### WHAT IS REQUIRED
All lines from the beginning of the listing through the line with "(0,0) rectangle (661,329);" are to be copied word for word; the pictures are not.

### MATERIAL PROVIDED
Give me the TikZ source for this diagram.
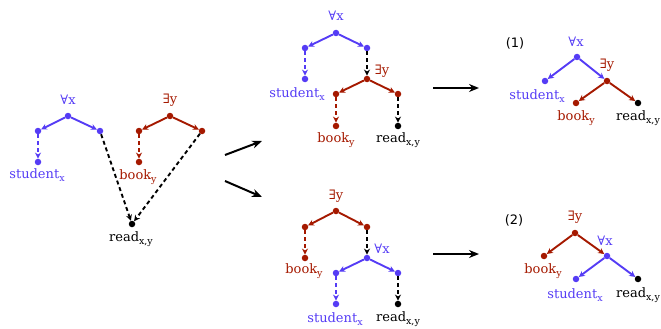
\documentclass[tikz,border=0pt]{standalone}
\usepackage{fontspec}
\setmainfont{DejaVu Serif}
\newfontfamily\numfont{DejaVu Sans}
\usetikzlibrary{arrows.meta}
\definecolor{qblue}{RGB}{85,60,245}
\definecolor{qred}{RGB}{165,25,0}
\definecolor{qblack}{RGB}{0,0,0}
\newcommand\lsub[1]{\raisebox{-0.45ex}{\fontsize{9.5}{9.5}\selectfont #1}}
\begin{document}
\begin{tikzpicture}[x=1pt,y=-1pt,
 dot/.style={circle,fill,inner sep=0pt,minimum size=6.5pt},
 lab/.style={inner sep=0pt,font=\fontsize{13}{15}\selectfont},
 num/.style={inner sep=0pt,font=\numfont\fontsize{13}{15}\selectfont},
 edge/.style={-{Stealth[length=6pt,width=6pt]},line width=1.9pt},
 dedge/.style={edge,dash pattern=on 4pt off 3pt},
 big/.style={-{Stealth[length=10pt,width=8pt]},line width=2pt}]
\useasboundingbox (0,0) rectangle (661,329);

% ---------- left panel ----------
\node[dot,qblue] (A) at (68,116) {};
\node[dot,qblue] (Al) at (38,131) {};
\node[dot,qblue] (Ar) at (100,131) {};
\node[dot,qblue] (As) at (38,162) {};
\node[lab,qblue] (Alab) at (68,100) {∀x};
\node[lab,qblue] (Aslab) at (37,175) {student\lsub{x}};
\node[dot,qred] (E) at (170,116) {};
\node[dot,qred] (El) at (139,131) {};
\node[dot,qred] (Er) at (202,131) {};
\node[dot,qred] (Eb) at (139,162) {};
\node[lab,qred] (Elab) at (170,100) {∃y};
\node[lab,qred] (Eblab) at (138,177) {book\lsub{y}};
\node[dot,qblack] (R) at (132,224) {};
\node[lab] (Rlab) at (131,239) {read\lsub{x,y}};
\draw[edge,qblue] (A) -- (Al);
\draw[edge,qblue] (A) -- (Ar);
\draw[dedge,qblue] (Al) -- (As);
\draw[edge,qred] (E) -- (El);
\draw[edge,qred] (E) -- (Er);
\draw[dedge,qred] (El) -- (Eb);
\draw[dedge] (Ar) -- (R);
\draw[dedge] (Er) -- (R);

% ---------- middle top ----------
\node[dot,qblue] (B) at (336,33) {};
\node[dot,qblue] (Bl) at (305,48) {};
\node[dot,qblue] (Br) at (367,48) {};
\node[dot,qblue] (Bs) at (305,79) {};
\node[lab,qblue] (Blab) at (336,16) {∀x};
\node[lab,qblue] (Bslab) at (297,94) {student\lsub{x}};
\node[dot,qred] (C) at (367,79) {};
\node[dot,qred] (Cl) at (336,94) {};
\node[dot,qred] (Cr) at (398,94) {};
\node[dot,qred] (Cb) at (336,126) {};
\node[dot,qblack] (Cd) at (398,126) {};
\node[lab,qred] (Clab) at (382,71) {∃y};
\node[lab,qred] (Cblab) at (336,140) {book\lsub{y}};
\node[lab] (Cdlab) at (398,140) {read\lsub{x,y}};
\draw[edge,qblue] (B) -- (Bl);
\draw[edge,qblue] (B) -- (Br);
\draw[dedge,qblue] (Bl) -- (Bs);
\draw[dedge] (Br) -- (C);
\draw[edge,qred] (C) -- (Cl);
\draw[edge,qred] (C) -- (Cr);
\draw[dedge,qred] (Cl) -- (Cb);
\draw[dedge] (Cr) -- (Cd);

% ---------- middle bottom ----------
\node[dot,qred] (D) at (336,211) {};
\node[dot,qred] (Dl) at (305,227) {};
\node[dot,qred] (Dr) at (367,227) {};
\node[dot,qred] (Db) at (305,258) {};
\node[lab,qred] (Dlab) at (336,196) {∃y};
\node[lab,qred] (Dblab) at (304,271) {book\lsub{y}};
\node[dot,qblue] (F) at (367,258) {};
\node[dot,qblue] (Fl) at (336,273) {};
\node[dot,qblue] (Fr) at (398,273) {};
\node[dot,qblue] (Fs) at (336,304) {};
\node[dot,qblack] (Fd) at (398,304) {};
\node[lab,qblue] (Flab) at (382,249) {∀x};
\node[lab,qblue] (Fslab) at (335,319) {student\lsub{x}};
\node[lab] (Fdlab) at (398,319) {read\lsub{x,y}};
\draw[edge,qred] (D) -- (Dl);
\draw[edge,qred] (D) -- (Dr);
\draw[dedge,qred] (Dl) -- (Db);
\draw[dedge] (Dr) -- (F);
\draw[edge,qblue] (F) -- (Fl);
\draw[edge,qblue] (F) -- (Fr);
\draw[dedge,qblue] (Fl) -- (Fs);
\draw[dedge] (Fr) -- (Fd);

% ---------- right top (1) ----------
\node[num] (n1) at (515,43) {(1)};
\node[dot,qblue] (G) at (577,57) {};
\node[dot,qblue] (Gs) at (545,81) {};
\node[lab,qblue] (Glab) at (576,42) {∀x};
\node[lab,qblue] (Gslab) at (537,96) {student\lsub{x}};
\node[dot,qred] (H) at (607,81) {};
\node[dot,qred] (Hb) at (576,103) {};
\node[dot,qblack] (Hd) at (638,103) {};
\node[lab,qred] (Hlab) at (607,65) {∃y};
\node[lab,qred] (Hblab) at (576,118) {book\lsub{y}};
\node[lab] (Hdlab) at (638,118) {read\lsub{x,y}};
\draw[edge,qblue] (G) -- (Gs);
\draw[edge,qblue] (G) -- (H);
\draw[edge,qred] (H) -- (Hb);
\draw[edge,qred] (H) -- (Hd);

% ---------- right bottom (2) ----------
\node[num] (n2) at (514,220) {(2)};
\node[dot,qred] (K) at (575,233) {};
\node[dot,qred] (Kb) at (544,256) {};
\node[lab,qred] (Klab) at (575,217) {∃y};
\node[lab,qred] (Kblab) at (543,271) {book\lsub{y}};
\node[dot,qblue] (L) at (607,256) {};
\node[dot,qblue] (Ls) at (576,279) {};
\node[dot,qblack] (Ld) at (638,279) {};
\node[lab,qblue] (Llab) at (605,241) {∀x};
\node[lab,qblue] (Lslab) at (575,295) {student\lsub{x}};
\node[lab] (Ldlab) at (638,295) {read\lsub{x,y}};
\draw[edge,qred] (K) -- (Kb);
\draw[edge,qred] (K) -- (L);
\draw[edge,qblue] (L) -- (Ls);
\draw[edge,qblue] (L) -- (Ld);

% ---------- big arrows ----------
\coordinate (a1s) at (225,155);
\coordinate (a1e) at (262,141);
\coordinate (a2s) at (225,181);
\coordinate (a2e) at (262,197);
\coordinate (a3s) at (433,88);
\coordinate (a3e) at (479,88);
\coordinate (a4s) at (433,254);
\coordinate (a4e) at (479,254);
\draw[big] (a1s) -- (a1e);
\draw[big] (a2s) -- (a2e);
\draw[big] (a3s) -- (a3e);
\draw[big] (a4s) -- (a4e);
\end{tikzpicture}
\end{document}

### ANSWER TO THIS PROBLEM
Give me the TikZ source for this diagram.
\documentclass[tikz,border=0pt]{standalone}
\usepackage{fontspec}
\setmainfont{DejaVu Serif}
\newfontfamily\numfont{DejaVu Sans}
\usetikzlibrary{arrows.meta}
\definecolor{qblue}{RGB}{85,60,245}
\definecolor{qred}{RGB}{165,25,0}
\definecolor{qblack}{RGB}{0,0,0}
\newcommand\lsub[1]{\raisebox{-0.45ex}{\fontsize{9.5}{9.5}\selectfont #1}}
\begin{document}
\begin{tikzpicture}[x=1pt,y=-1pt,
 dot/.style={circle,fill,inner sep=0pt,minimum size=6.5pt},
 lab/.style={inner sep=0pt,font=\fontsize{13}{15}\selectfont},
 num/.style={inner sep=0pt,font=\numfont\fontsize{13}{15}\selectfont},
 edge/.style={-{Stealth[length=6pt,width=6pt]},line width=1.9pt},
 dedge/.style={edge,dash pattern=on 4pt off 3pt},
 big/.style={-{Stealth[length=10pt,width=8pt]},line width=2pt}]
\useasboundingbox (0,0) rectangle (661,329);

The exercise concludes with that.